You can see that the director has also gone to school on Fritz Lang, and learned the lessons of M in a subplot in which Edmund encounters a former teacher, who gropes him greedily and lustily before setting the boy to work in the black market, finding receptive customers for Hitler LPs. The portrayal of Edmund pushes us to the limit in our empathy for the vanquished; he does unspeakable things in the third act, and while it's too simplistic to say that the Reich robbed him of his innocence, there's certainly that suggestion in the final reel.
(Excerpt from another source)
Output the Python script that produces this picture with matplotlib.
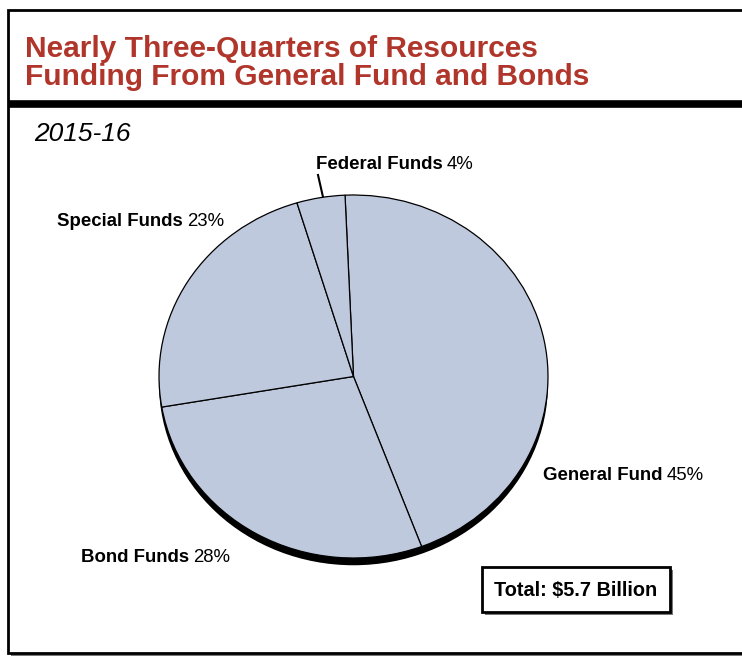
import matplotlib.pyplot as plt
from matplotlib.patches import Rectangle, Ellipse

# dados do gráfico
fontes = ["General Fund", "Bond Funds", "Special Funds", "Federal Funds"]
percentuais = [45, 28, 23, 4]
titulo = "Nearly Three-Quarters of Resources\nFunding From General Fund and Bonds"
subtitulo = "2015-16"
total = "Total: $5.7 Billion"

W, H = 742, 658
cor_titulo = "#B0362B"
cor_pizza = "#BFC9DE"

plt.rcParams["font.family"] = ["Liberation Sans", "DejaVu Sans"]

fig = plt.figure(figsize=(W / 100, H / 100), dpi=100)

# eixo de fundo em coordenadas de pixel (y para baixo)
fundo = fig.add_axes([0, 0, 1, 1])
fundo.set_xlim(0, W)
fundo.set_ylim(H, 0)
fundo.axis("off")

# moldura com sombra
fundo.add_patch(Rectangle((11, 13), W, 643, facecolor="#777777", edgecolor="none", zorder=1))
fundo.add_patch(Rectangle((8, 10), W, 643, facecolor="white", edgecolor="black", lw=2, zorder=2))
fundo.plot([8, W], [104, 104], color="black", lw=5.5, zorder=3, solid_capstyle="butt")

fundo.text(25, 57, titulo.split("\n")[0], color=cor_titulo, fontsize=21.5, fontweight="bold", zorder=4)
fundo.text(25, 85, titulo.split("\n")[1], color=cor_titulo, fontsize=21.5, fontweight="bold", zorder=4)
fundo.text(34, 141, subtitulo, fontsize=19, fontstyle="italic", zorder=4)

# pizza (elíptica)
px0, px1, py0, py1 = 159, 548, 195, 558
ax = fig.add_axes([px0 / W, 1 - py1 / H, (px1 - px0) / W, (py1 - py0) / H])
ax.pie(percentuais, startangle=92.5, counterclock=False, colors=[cor_pizza] * 4,
       wedgeprops={"edgecolor": "black", "linewidth": 0.9})
ax.set_aspect("auto")
ax.set_xlim(-1, 1)
ax.set_ylim(-1, 1)
ax.add_patch(Ellipse((0, -0.04), 2, 2, facecolor="black", edgecolor="none", zorder=0, clip_on=False))
ax.axis("off")

# rótulos: nome em negrito + percentual normal
renderer = fig.canvas.get_renderer()


def rotulo(x, y, nome, pct):
    t = fundo.text(x, y, nome, fontsize=13.4, fontweight="bold", va="baseline", zorder=5)
    bb = t.get_window_extent(renderer=renderer)
    fundo.text(bb.x1 + 4, y, f"{pct}%", fontsize=13.4, va="baseline", zorder=5)


rotulo(543, 480, fontes[0], percentuais[0])
rotulo(81, 562, fontes[1], percentuais[1])
rotulo(57, 226, fontes[2], percentuais[2])
rotulo(316, 169, fontes[3], percentuais[3])
fundo.plot([318, 323], [175, 197], color="black", lw=1.5, zorder=5)

# caixa do total
fundo.add_patch(Rectangle((485, 570), 188, 45, facecolor="#777777", edgecolor="none", zorder=5))
fundo.add_patch(Rectangle((482, 567), 188, 45, facecolor="white", edgecolor="black", lw=2, zorder=6))
fundo.text(576, 590, total, fontsize=14.3, fontweight="bold", ha="center", va="center", zorder=7)

plt.savefig("out.png", dpi=100)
It is an extraordinarily unsettling portrait of life after wartime.
Extras include another French-language introduction from Rossellini—very strange to see an Italian director introducing his German film in French to the strains of April in Paris; also the original Italian credits and prologue (the feature is entirely in German). Carlo Lizzani provides a full-boat Rossellini biography (01h:05m:35s), looking at the director's life on screen and in the tabloids; Lizzani also offers his own reminiscences in a 1987 interview (23m:18s), especially interesting as he was the only Italian on an otherwise all-German crew. Signore Aprà is back again (12m:38s) for a project overview, and the Taviani brothers pay their respects as well (7m:52s). And in what's called a visual essay—really, just text interspersed with snapshots—Thomas Meder makes his case that this film owes a profound debt to Roswitha Meder, Rossellini's mistress during the war years.